What this calculator does
- Estimate the face area and sizing check for a volume control, fire, or smoke damper based on duct dimensions, design airflow, and maximum allowable face velocity. Use for damper selection in rectangular ductwork and air handling unit connections.
- Use this when selecting a volume control damper, fire damper, or smoke damper for a rectangular duct connection. Enter the duct width and height to get the face area, then check whether your design CFM produces a face velocity within the allowable range for the damper type.
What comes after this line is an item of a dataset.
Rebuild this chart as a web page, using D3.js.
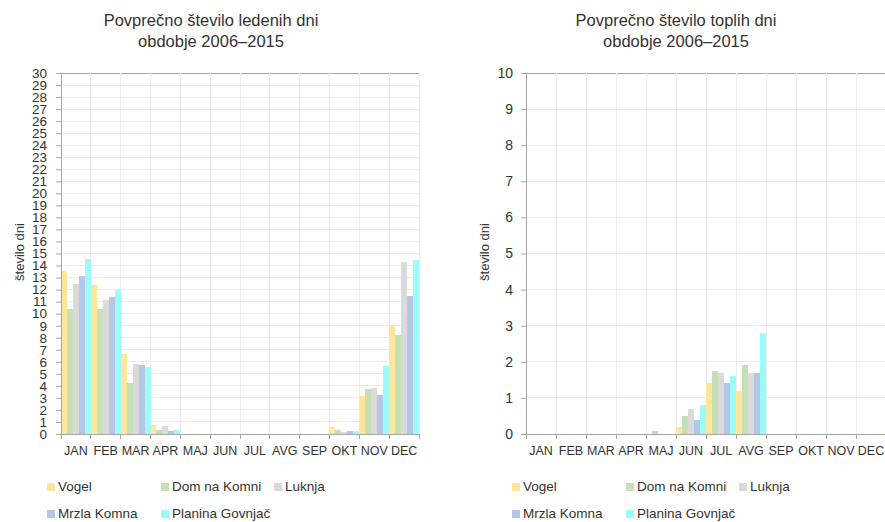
<!DOCTYPE html>
<html>
<head>
<meta charset="utf-8">
<script src="https://cdn.jsdelivr.net/npm/d3@7"></script>
<style>
  html, body { margin: 0; padding: 0; background: #fff; }
  svg { display: block; font-family: "Liberation Sans", Arial, sans-serif; }
</style>
</head>
<body>
<svg id="chart" width="885" height="522"></svg>
<script>
const months = ["JAN","FEB","MAR","APR","MAJ","JUN","JUL","AVG","SEP","OKT","NOV","DEC"];
const seriesNames = ["Vogel","Dom na Komni","Luknja","Mrzla Komna","Planina Govnjač"];
const seriesColors = ["#FFE699","#C5E0B4","#DADADA","#B4C7E7","#9CFCFC"];

// Povprečno število ledenih dni
const iceVogel   = [13.55, 12.4, 6.65, 0.75, 0, 0, 0, 0, 0, 0.55, 3.15, 9.05];
const iceDom     = [10.4, 10.4, 4.25, 0.35, 0, 0, 0, 0, 0, 0.3, 3.7, 8.25];
const iceLuknja  = [12.5, 11.15, 5.8, 0.65, 0, 0, 0, 0, 0, 0.17, 3.8, 14.3];
const iceMrzla   = [13.15, 11.35, 5.75, 0.25, 0, 0, 0, 0, 0, 0.25, 3.25, 11.5];
const icePlanina = [14.55, 11.95, 5.6, 0.33, 0, 0, 0, 0, 0, 0.25, 5.65, 14.45];

// Povprečno število toplih dni
const warmVogel   = [0, 0, 0, 0, 0, 0.2, 1.4, 1.2, 0, 0, 0, 0];
const warmDom     = [0, 0, 0, 0, 0.07, 0.5, 1.75, 1.9, 0, 0, 0, 0];
const warmLuknja  = [0, 0, 0, 0, 0, 0.7, 1.7, 1.7, 0, 0, 0, 0];
const warmMrzla   = [0, 0, 0, 0, 0, 0.4, 1.4, 1.7, 0, 0, 0, 0];
const warmPlanina = [0, 0, 0, 0, 0, 0.8, 1.6, 2.8, 0, 0, 0, 0];

const iceTicks  = d3.range(0, 31, 1);
const warmTicks = d3.range(0, 11, 1);

const svg = d3.select("#chart");

function drawChart(cfg) {
  const g = svg.append("g").attr("transform", `translate(${cfg.ox},0)`);
  const left = 61, right = 419, top = 73, bottom = 434;
  const x = d3.scaleBand().domain(months).range([left, left + (right - left) * cfg.wScale]).padding(0);
  const y = d3.scaleLinear().domain([0, cfg.max]).range([bottom, top]);
  const xs = d3.scaleBand().domain(seriesNames).range([0, x.bandwidth()]).padding(0);

  // grid
  g.append("g").selectAll("line.h").data(cfg.ticks).join("line")
    .attr("x1", left).attr("x2", x.range()[1])
    .attr("y1", d => y(d)).attr("y2", d => y(d))
    .attr("stroke", d => d === cfg.max ? "#a6a6a6" : "#ececec").attr("stroke-width", 1)
    .attr("shape-rendering", "crispEdges");
  g.append("g").selectAll("line.v").data(months.slice(1).concat(["__end"])).join("line")
    .attr("x1", d => d === "__end" ? x.range()[1] : x(d))
    .attr("x2", d => d === "__end" ? x.range()[1] : x(d))
    .attr("y1", top).attr("y2", bottom)
    .attr("stroke", "#ececec").attr("shape-rendering", "crispEdges");

  // bars
  cfg.series.forEach((vals, si) => {
    g.append("g").selectAll("rect").data(months.map((m, i) => ({m, v: vals[i]})).filter(d => d.v > 0)).join("rect")
      .attr("x", d => x(d.m) + xs(seriesNames[si]))
      .attr("width", xs.bandwidth())
      .attr("y", d => y(d.v))
      .attr("height", d => y(0) - y(d.v))
      .attr("fill", seriesColors[si])
      .attr("shape-rendering", "crispEdges");
  });

  // y axis
  const ya = g.append("g").attr("transform", `translate(${left},0)`)
    .call(d3.axisLeft(y).tickValues(cfg.ticks).tickFormat(d3.format("d")).tickSize(5).tickPadding(cfg.pad));
  ya.select(".domain").attr("stroke", "#a6a6a6");
  ya.selectAll(".tick line").attr("stroke", "#a6a6a6");
  ya.selectAll("text").attr("font-size", cfg.tickFont).attr("fill", "#333")
    .attr("font-family", "Liberation Sans, Arial, sans-serif");

  // x axis
  const xa = g.append("g").attr("transform", `translate(0,${bottom})`)
    .call(d3.axisBottom(x).tickSize(0).tickPadding(12));
  xa.select(".domain").attr("stroke", "#a6a6a6");
  xa.selectAll("text").attr("font-size", 12.5).attr("fill", "#333")
    .attr("font-family", "Liberation Sans, Arial, sans-serif");
  g.append("g").selectAll("line").data(months.map(m => x(m)).concat([x.range()[1]])).join("line")
    .attr("x1", d => d).attr("x2", d => d).attr("y1", bottom).attr("y2", bottom + 5)
    .attr("stroke", "#a6a6a6").attr("shape-rendering", "crispEdges");

  // title
  const t = g.append("text").attr("text-anchor", "middle").attr("font-size", 16.5).attr("fill", "#333");
  t.append("tspan").attr("x", 211).attr("y", 26).text(cfg.title1);
  t.append("tspan").attr("x", 211).attr("y", 47).text(cfg.title2);

  // y title
  g.append("text").attr("transform", `translate(${cfg.ytx},252) rotate(-90)`)
    .attr("text-anchor", "middle").attr("font-size", 13).attr("fill", "#333")
    .text("število dni");

  // legend
  const legPos = [[47, 491], [161, 491], [274, 491], [47, 518], [161, 518]];
  seriesNames.forEach((n, i) => {
    const [lx, ly] = legPos[i];
    g.append("rect").attr("x", lx).attr("y", ly - 8).attr("width", 8).attr("height", 8).attr("fill", seriesColors[i]);
    g.append("text").attr("x", lx + 11).attr("y", ly).attr("font-size", 13.5).attr("fill", "#333").text(n);
  });
}

drawChart({
  ox: 0, max: 30, ticks: iceTicks, wScale: 1, pad: 9, tickFont: 13.5, ytx: 24,
  title1: "Povprečno število ledenih dni", title2: "obdobje 2006–2015",
  series: [iceVogel, iceDom, iceLuknja, iceMrzla, icePlanina]
});
drawChart({
  ox: 465, max: 10, ticks: warmTicks, wScale: 360 / 358, pad: 8, tickFont: 14, ytx: 24,
  title1: "Povprečno število toplih dni", title2: "obdobje 2006–2015",
  series: [warmVogel, warmDom, warmLuknja, warmMrzla, warmPlanina]
});
</script>
</body>
</html>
AMCA and manufacturer data typically specify maximum face velocities for control dampers between 1500 and 2500 FPM.
- It computes damper face area from the opening dimensions, the design face velocity from airflow, and the margin against your maximum allowable face velocity.
Formula used
- Damper face area = (width × height) ÷ 144 (sq ft)
- Design face velocity = design CFM ÷ face area (FPM)
- Velocity margin = maximum allowable FPM - design FPM
Inputs explained
- Duct opening width:
- Duct opening height:
- Design airflow:
- Maximum allowable face velocity:
How to use the result
- Use it when sizing a control, balancing, or fire/smoke damper to a known duct opening and design CFM before releasing the order.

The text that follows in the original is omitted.